Ernst Theodor Amadeus (E.T.A.) Hoffmann (1776 - 1822) was a Prussian Romantic author of fantasy and Gothic horror, a jurist, composer, music critic, draftsman and caricaturist. His stories form the basis of Jacques Offenbach's famous opera The Tales of Hoffmann, in which Hoffmann appears (heavily fictionalized) as the hero. He is also the author of the novella The Nutcracker and the Mouse King, on which Pyotr Ilyich Tchaikovsky's ballet The Nutcracker is based. The ballet Coppélia is based on two other stories that Hoffmann wrote, while Schumann's Kreisleriana is based on Hoffmann's character Johannes Kreisler. Hoffmann's stories highly influenced 19th-century literature, and he is one of the major authors of the Romantic movement.
Hoffmann was a champion of Ludwig van Beethoven's music. In July of 1809, Hoffmann received a copy of the score to Beethoven's Fifth Symphony. Earlier that year he had begun publishing in what at the time was the most respected journal for music criticism in the German-speaking world, the Allgemeine musikalische Zeitung (AMZ). At the end of the year, he published a review of the Fifth Symphony that would not appear until a year after he received the score, in July 1810. It is not clear whether or not Hoffmann had ever heard Beethoven's Fifth Symphony performed.

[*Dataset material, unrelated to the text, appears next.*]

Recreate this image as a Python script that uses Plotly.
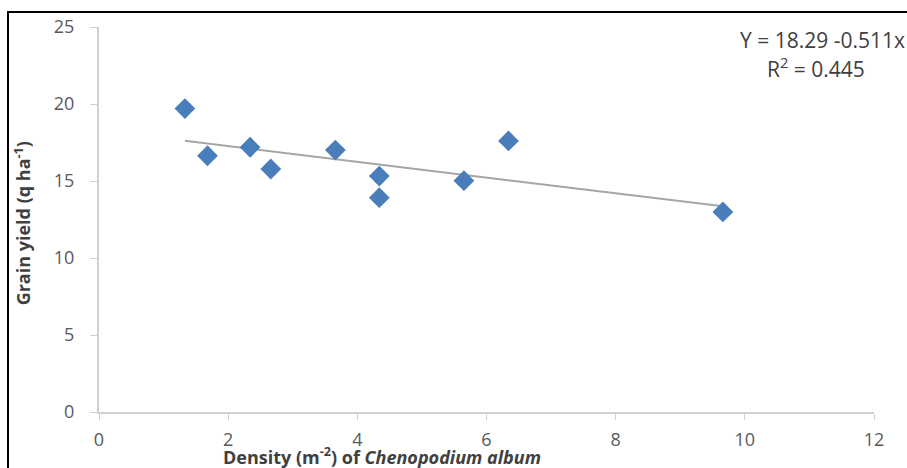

Thus does Beethoven's instrumental music open up for us the realm of the monstrous and the immeasurable. Glowing rays shoot through the deep night of this realm, and we become aware of giant shadows that wave up and down, close us in more and more narrowly, and annihilate everything in us except for the pain of infinite yearning, in which every pleasure . . . sinks down and founders, and only in this pain, which, consuming within itself, but not destroying, love, hope, and joy, wants to burst open our breast with a full-voiced harmony of all passions, do we live on, enchanted spirit-seers [Geisterseher].
Hoffmann continues with a comparison between Beethoven and his predecessors:
Romantic taste is rare; even rarer is romantic talent, and it is for that reason that there are so few who know how to strike up the lyre that unlocks the wondrous realm of the infinite. Haydn romantically grasps the human in human life; he is more commensurable with the majority. Mozart draws upon the superhuman, the miraculous that dwells in the inner spirit. Beethoven's music sets in motion terror, fear, horror, pain and awakens the infinite yearning that is the essence of romanticism. Beethoven is a purely romantic (and therefore a truly musical) composer, and it may be for this reason that his vocal music, which does not allow for undetermined yearning but represents from the realm of the infinite only those emotions that are designated by means of words, is not successful and that his instrumental music rarely speaks to the multitude.